Have you noticed strangers parking their cars in front of your house and working on their computers, iPad, or iPhone? This could be a sign that they are piggy backing off your internet connection. It is indeed manna from heaven when an Internet addict suddenly discovers that there is an open and free Wi-Fi access in the local neighbourhood.  internet piggy backing

The Effects of Open Connection

Regardless of whether it is secured or not, the idea of connecting through a neighbour’s Wi-Fi connection is tantamount to stealing and can therefore be considered illegal.  It is similar to a situation where the house next door left their door wide open. It is not a sign that you have the privilege to barge in without asking permission first or knocking before entering.

There are several potential hazards when people maintain Wi-Fi connections without protecting them. These include identity theft, access to confidential files, exposure to online threats, illegal downloading, and browsing forbidden sites.

Laws against Illegal Wi-Fi Connection

Fortunately, local states and the government are implementing laws and regulations to curb this situation.  In the U.S., all 50 states have federal laws governing not only neighbourhood Wi-Fi, but all open access connections such as those found in cafes and other hotspots.  In the United Kingdom, it is illegal to connect to an open Wi-Fi without permission. In both countries, a lot of people have been fined, put on probation, or have been ordered to render community service in violation of this rule.

How is it Implemented?

However, despite laws, illegal connections were still reported. There are situations wherein federal governments cannot impose a rigid implementation on this law unless those illegally piggy backing perform malicious activities like accessing private information and downloading copyrighted materials.  And, most often too, homeowners do not realise that someone is tapping their connections unless they notice a reduction in Internet speed or they were reported for supposedly violating online laws.

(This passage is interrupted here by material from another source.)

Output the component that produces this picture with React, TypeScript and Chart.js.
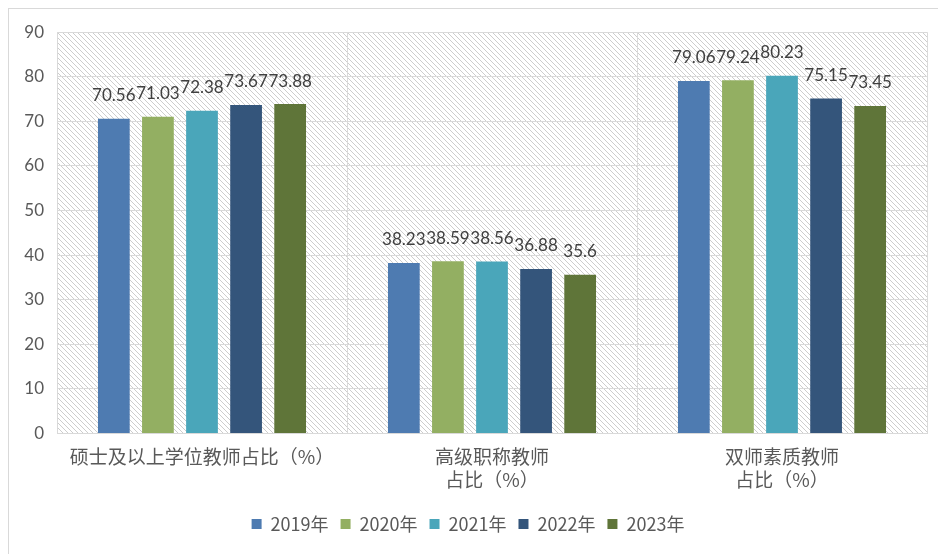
import React, { useEffect, useRef } from "react";
import { Chart, registerables } from "chart.js";

Chart.register(...registerables);

const categories: string[][] = [
  ["硕士及以上学位教师占比（%）"],
  ["高级职称教师", "占比（%）"],
  ["双师素质教师", "占比（%）"],
];
const seriesNames = ["2019年", "2020年", "2021年", "2022年", "2023年"];
const v2019 = [70.56, 38.23, 79.06];
const v2020 = [71.03, 38.59, 79.24];
const v2021 = [72.38, 38.56, 80.23];
const v2022 = [73.67, 36.88, 75.15];
const v2023 = [73.88, 35.6, 73.45];
const colors = ["#4E7BB1", "#93AF62", "#4AA6BA", "#34557B", "#5F7539"];
const yTicks = { min: 0, max: 90, step: 10 };

const NUM_FONT = "Lato, 'Noto Sans CJK SC', sans-serif";
const CJK_FONT = "'Noto Sans CJK SC', sans-serif";

function makePattern(ctx: CanvasRenderingContext2D) {
  const c = document.createElement("canvas");
  const s = 5;
  c.width = s;
  c.height = s;
  const p = c.getContext("2d")!;
  p.fillStyle = "#ffffff";
  p.fillRect(0, 0, s, s);
  p.strokeStyle = "#cdcdcd";
  p.lineWidth = 1;
  p.beginPath();
  p.moveTo(-1, -1);
  p.lineTo(s + 1, s + 1);
  p.moveTo(-1, s - 1);
  p.lineTo(1, s + 1);
  p.moveTo(s - 1, -1);
  p.lineTo(s + 1, 1);
  p.stroke();
  return ctx.createPattern(c, "repeat");
}

const hatchPlugin = {
  id: "hatch",
  beforeDraw(chart: any) {
    const { ctx, chartArea } = chart;
    if (!chartArea) return;
    const pat = makePattern(ctx);
    ctx.save();
    ctx.fillStyle = pat as any;
    ctx.fillRect(chartArea.left, chartArea.top, chartArea.right - chartArea.left, chartArea.bottom - chartArea.top);
    ctx.restore();
  },
};

const labelPlugin = {
  id: "valueLabels",
  afterDatasetsDraw(chart: any) {
    const { ctx } = chart;
    ctx.save();
    ctx.font = `17px ${NUM_FONT}`;
    ctx.fillStyle = "#404040";
    ctx.textAlign = "center";
    ctx.textBaseline = "middle";
    chart.data.datasets.forEach((ds: any, i: number) => {
      const meta = chart.getDatasetMeta(i);
      meta.data.forEach((el: any, j: number) => {
        ctx.fillText(String(ds.data[j]), el.x, el.y - 23);
      });
    });
    ctx.restore();
  },
};

export default function App() {
  const ref = useRef<HTMLCanvasElement | null>(null);
  useEffect(() => {
    if (!ref.current) return;
    const all = [v2019, v2020, v2021, v2022, v2023];
    const chart = new Chart(ref.current, {
      type: "bar",
      data: {
        labels: categories as any,
        datasets: all.map((d, i) => ({
          label: seriesNames[i],
          data: d,
          backgroundColor: colors[i],
          borderWidth: 0,
          barPercentage: 0.72,
          categoryPercentage: 0.76,
        })),
      },
      options: {
        animation: false,
        responsive: false,
        maintainAspectRatio: false,
        layout: { padding: { top: 14, right: 12, left: 0, bottom: 12 } },
        plugins: {
          tooltip: { enabled: false },
          legend: {
            position: "bottom",
            labels: {
              boxWidth: 10,
              boxHeight: 10,
              padding: 12,
              color: "#595959",
              font: { size: 18, family: CJK_FONT },
            },
          },
        },
        scales: {
          x: {
            grid: { color: "#d9d9d9", offset: true, drawTicks: false },
            border: { color: "#d9d9d9" },
            ticks: {
              color: "#595959",
              font: { size: 19, family: CJK_FONT, lineHeight: 1.2 },
              padding: 12,
              maxRotation: 0,
              autoSkip: false,
            },
          },
          y: {
            min: yTicks.min,
            max: yTicks.max,
            grid: { color: "#d9d9d9", drawTicks: false },
            border: { color: "#d9d9d9" },
            ticks: {
              stepSize: yTicks.step,
              color: "#595959",
              font: { size: 17, family: NUM_FONT },
              padding: 13,
            },
            afterFit(scale: any) {
              scale.width = 48;
            },
          },
        },
      },
      plugins: [hatchPlugin, labelPlugin],
    });
    return () => chart.destroy();
  }, []);
  return (
    <div
      style={{
        width: 930,
        height: 546,
        borderTop: "1px solid #d9d9d9",
        borderLeft: "1px solid #d9d9d9",
        borderRight: "1px solid #d9d9d9",
        background: "#fff",
      }}
    >
      <canvas ref={ref} width={930} height={546} />
    </div>
  );
}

In Germany, the situation is reversed. It is the owner who is fined when they leave their Wi-Fi connection open and it was utilised for illegal activities.  The same situation happened in India, where violators were fined for not securing their own Internet after an open connection was accessed by a group of people and sent terror emails while piggy backing.

What’s the Solution?

Common sense dictates that it doesn’t take legal proceedings to determine if connecting to a neighbour’s Wi-Fi is illegal or not.  It is akin to trespassing.  Please secure your Wi-Fi home connections. It’s as simple as looking at your Wi-Fi instructions that came with the device. Most devices these days should by default be set to secured. However you should always check. If you look at your connection list of Wi-Fi devices around you when you go to connect and there is not a lock icon visible, or the connection doesn’t prompt your for a password then you have in open Wi-Fi connection.